Equipment: Mixer-settler or centrifugal extractor
Application:
- Separating acids/bases by pH adjustment
- Removing unwanted color/flavor components
- Concentrating target compounds
Example - Citric Acid Recovery:
- Input: Acidic fermentation broth (5% citric acid, 95% water)
- Solvent: Tributyl phosphate in organic phase
- Process: Mix, settle (phases separate)
- Output: Concentrated citric acid in organic phase
- Recovery: ~90% of citric acid
Solvent Selection Criteria
| Solvent | Selectivity | Cost | Safety | Residue |
|---|---|---|---|---|
| Water | Low | Low | Excellent | None |
| Ethanol | Moderate | Moderate | Good | Requires removal |
| Hexane | High | Low | Poor | Health concern |
| Supercritical CO2 | Tunable | High | Excellent | None |
FDA Approved Solvents:
- Water (most common)
- Ethanol (approved with residue limits)
- Supercritical CO2 (no residue limits)
Process Control and Optimization
Key Monitoring Parameters:
- Temperature (+/-2 degrees C precision)
- Solvent flow rate
- Residence time
- Extract concentration (refractometer, chromatography)

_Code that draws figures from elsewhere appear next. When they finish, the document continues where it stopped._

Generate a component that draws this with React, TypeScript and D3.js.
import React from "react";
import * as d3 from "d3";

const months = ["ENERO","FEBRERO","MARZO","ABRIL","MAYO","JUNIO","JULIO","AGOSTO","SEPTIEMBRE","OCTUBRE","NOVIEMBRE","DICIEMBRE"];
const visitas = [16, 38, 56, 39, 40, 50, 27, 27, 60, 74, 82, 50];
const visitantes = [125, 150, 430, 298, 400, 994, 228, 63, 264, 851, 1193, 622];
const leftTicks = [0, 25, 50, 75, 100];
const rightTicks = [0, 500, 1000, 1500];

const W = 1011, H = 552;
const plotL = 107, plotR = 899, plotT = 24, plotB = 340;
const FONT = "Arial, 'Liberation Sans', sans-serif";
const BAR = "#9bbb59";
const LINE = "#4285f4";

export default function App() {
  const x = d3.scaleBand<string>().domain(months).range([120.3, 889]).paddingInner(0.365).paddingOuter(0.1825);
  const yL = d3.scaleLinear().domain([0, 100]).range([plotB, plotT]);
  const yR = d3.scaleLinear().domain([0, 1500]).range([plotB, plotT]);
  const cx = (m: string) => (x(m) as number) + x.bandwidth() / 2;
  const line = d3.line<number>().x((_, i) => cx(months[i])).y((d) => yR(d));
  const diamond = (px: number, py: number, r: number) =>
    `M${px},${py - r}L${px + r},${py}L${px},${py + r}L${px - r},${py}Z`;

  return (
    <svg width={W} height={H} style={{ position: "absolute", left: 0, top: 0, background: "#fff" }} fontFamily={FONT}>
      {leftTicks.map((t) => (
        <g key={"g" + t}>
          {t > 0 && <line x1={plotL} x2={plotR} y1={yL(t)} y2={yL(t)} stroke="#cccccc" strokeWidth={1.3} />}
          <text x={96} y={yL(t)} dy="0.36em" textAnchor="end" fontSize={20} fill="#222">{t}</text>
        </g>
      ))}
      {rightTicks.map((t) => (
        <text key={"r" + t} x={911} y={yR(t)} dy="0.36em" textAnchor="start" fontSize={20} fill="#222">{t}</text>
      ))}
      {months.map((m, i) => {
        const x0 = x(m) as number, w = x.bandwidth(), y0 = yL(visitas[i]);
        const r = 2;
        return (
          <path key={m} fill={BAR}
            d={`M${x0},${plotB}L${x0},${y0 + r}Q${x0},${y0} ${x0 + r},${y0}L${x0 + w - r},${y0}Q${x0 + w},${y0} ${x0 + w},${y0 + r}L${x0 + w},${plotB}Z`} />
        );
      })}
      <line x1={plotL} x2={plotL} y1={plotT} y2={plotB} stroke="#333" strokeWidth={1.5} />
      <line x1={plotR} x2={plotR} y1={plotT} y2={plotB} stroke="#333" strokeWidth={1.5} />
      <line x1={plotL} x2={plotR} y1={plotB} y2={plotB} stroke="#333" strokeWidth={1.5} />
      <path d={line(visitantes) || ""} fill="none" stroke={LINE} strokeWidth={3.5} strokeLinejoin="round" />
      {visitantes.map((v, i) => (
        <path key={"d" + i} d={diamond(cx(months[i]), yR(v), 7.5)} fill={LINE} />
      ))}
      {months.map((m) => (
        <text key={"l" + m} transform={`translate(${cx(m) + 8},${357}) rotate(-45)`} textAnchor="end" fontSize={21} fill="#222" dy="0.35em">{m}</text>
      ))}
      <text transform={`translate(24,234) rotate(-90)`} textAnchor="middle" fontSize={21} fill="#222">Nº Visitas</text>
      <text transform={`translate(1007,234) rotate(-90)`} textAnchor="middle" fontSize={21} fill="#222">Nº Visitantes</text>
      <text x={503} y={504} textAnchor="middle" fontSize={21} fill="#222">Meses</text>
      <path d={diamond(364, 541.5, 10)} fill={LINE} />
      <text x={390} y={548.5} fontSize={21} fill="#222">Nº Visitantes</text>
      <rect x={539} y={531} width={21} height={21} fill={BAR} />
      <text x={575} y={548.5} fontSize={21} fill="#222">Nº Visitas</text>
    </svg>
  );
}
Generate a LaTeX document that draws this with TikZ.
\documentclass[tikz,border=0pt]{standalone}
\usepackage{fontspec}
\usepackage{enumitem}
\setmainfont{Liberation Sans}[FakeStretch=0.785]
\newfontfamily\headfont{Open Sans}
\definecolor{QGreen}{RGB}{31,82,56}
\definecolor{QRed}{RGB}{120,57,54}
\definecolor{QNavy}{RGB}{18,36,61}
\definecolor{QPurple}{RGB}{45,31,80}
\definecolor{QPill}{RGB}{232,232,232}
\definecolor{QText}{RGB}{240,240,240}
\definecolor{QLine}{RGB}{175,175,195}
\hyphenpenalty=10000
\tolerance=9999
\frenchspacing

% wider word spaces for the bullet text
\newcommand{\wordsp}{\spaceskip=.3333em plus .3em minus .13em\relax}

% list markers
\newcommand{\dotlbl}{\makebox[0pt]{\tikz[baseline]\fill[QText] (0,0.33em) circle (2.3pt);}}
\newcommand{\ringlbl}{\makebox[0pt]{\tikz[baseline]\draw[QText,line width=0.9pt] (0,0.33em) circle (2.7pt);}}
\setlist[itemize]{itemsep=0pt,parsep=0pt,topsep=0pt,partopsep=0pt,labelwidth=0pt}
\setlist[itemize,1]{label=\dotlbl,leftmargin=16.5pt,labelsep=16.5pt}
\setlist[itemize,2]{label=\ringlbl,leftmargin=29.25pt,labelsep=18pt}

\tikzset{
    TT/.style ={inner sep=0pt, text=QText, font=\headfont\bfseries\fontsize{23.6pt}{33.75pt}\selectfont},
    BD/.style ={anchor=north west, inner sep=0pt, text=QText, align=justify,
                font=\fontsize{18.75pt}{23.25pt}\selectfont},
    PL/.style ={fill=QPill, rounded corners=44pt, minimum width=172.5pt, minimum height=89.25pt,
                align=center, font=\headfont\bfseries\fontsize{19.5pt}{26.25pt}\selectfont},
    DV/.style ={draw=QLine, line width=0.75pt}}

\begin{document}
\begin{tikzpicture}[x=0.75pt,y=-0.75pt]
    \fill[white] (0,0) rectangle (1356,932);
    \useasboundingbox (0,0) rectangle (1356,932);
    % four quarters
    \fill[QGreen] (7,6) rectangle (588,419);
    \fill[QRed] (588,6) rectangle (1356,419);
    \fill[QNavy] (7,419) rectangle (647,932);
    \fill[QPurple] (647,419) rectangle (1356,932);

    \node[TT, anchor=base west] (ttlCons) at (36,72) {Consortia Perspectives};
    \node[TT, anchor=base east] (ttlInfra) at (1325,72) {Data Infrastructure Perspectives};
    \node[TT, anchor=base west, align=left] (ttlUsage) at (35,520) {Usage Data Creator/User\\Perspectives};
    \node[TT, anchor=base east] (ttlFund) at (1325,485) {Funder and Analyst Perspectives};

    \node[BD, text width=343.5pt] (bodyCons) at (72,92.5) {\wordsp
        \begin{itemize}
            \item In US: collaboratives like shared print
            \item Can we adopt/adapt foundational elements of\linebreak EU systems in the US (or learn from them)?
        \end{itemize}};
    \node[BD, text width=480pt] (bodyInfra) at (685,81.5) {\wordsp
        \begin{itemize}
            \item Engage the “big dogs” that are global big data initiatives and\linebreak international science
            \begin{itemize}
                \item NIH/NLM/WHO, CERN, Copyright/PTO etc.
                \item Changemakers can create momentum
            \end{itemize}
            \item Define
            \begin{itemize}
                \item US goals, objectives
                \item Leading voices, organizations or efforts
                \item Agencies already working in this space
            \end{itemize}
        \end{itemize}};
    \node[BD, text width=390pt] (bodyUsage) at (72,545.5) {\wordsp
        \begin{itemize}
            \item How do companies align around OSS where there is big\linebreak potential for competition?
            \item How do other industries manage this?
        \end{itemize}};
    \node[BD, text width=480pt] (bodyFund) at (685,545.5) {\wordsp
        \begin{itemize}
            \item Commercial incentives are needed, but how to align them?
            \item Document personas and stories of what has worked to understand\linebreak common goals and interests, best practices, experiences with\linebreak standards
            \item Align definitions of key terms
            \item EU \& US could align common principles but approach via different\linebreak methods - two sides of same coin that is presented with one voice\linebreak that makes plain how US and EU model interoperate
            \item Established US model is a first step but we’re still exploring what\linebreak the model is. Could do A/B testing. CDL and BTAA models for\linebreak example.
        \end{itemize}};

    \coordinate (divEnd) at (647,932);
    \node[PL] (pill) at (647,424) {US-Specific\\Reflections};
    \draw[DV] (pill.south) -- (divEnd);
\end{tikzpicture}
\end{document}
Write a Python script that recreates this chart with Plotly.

- Recovery efficiency (mass balance)
Typical Extraction Equation:
Efficiency (%) = (Extract weight / Theoretical maximum) x 100
Example: 15 kg extract from 100 kg material (theoretical max: 20 kg) Efficiency = (15/20) x 100 = 75%
For specialty food and botanical manufacturers, proper extraction equipment selection optimizes efficiency, quality, and production throughput.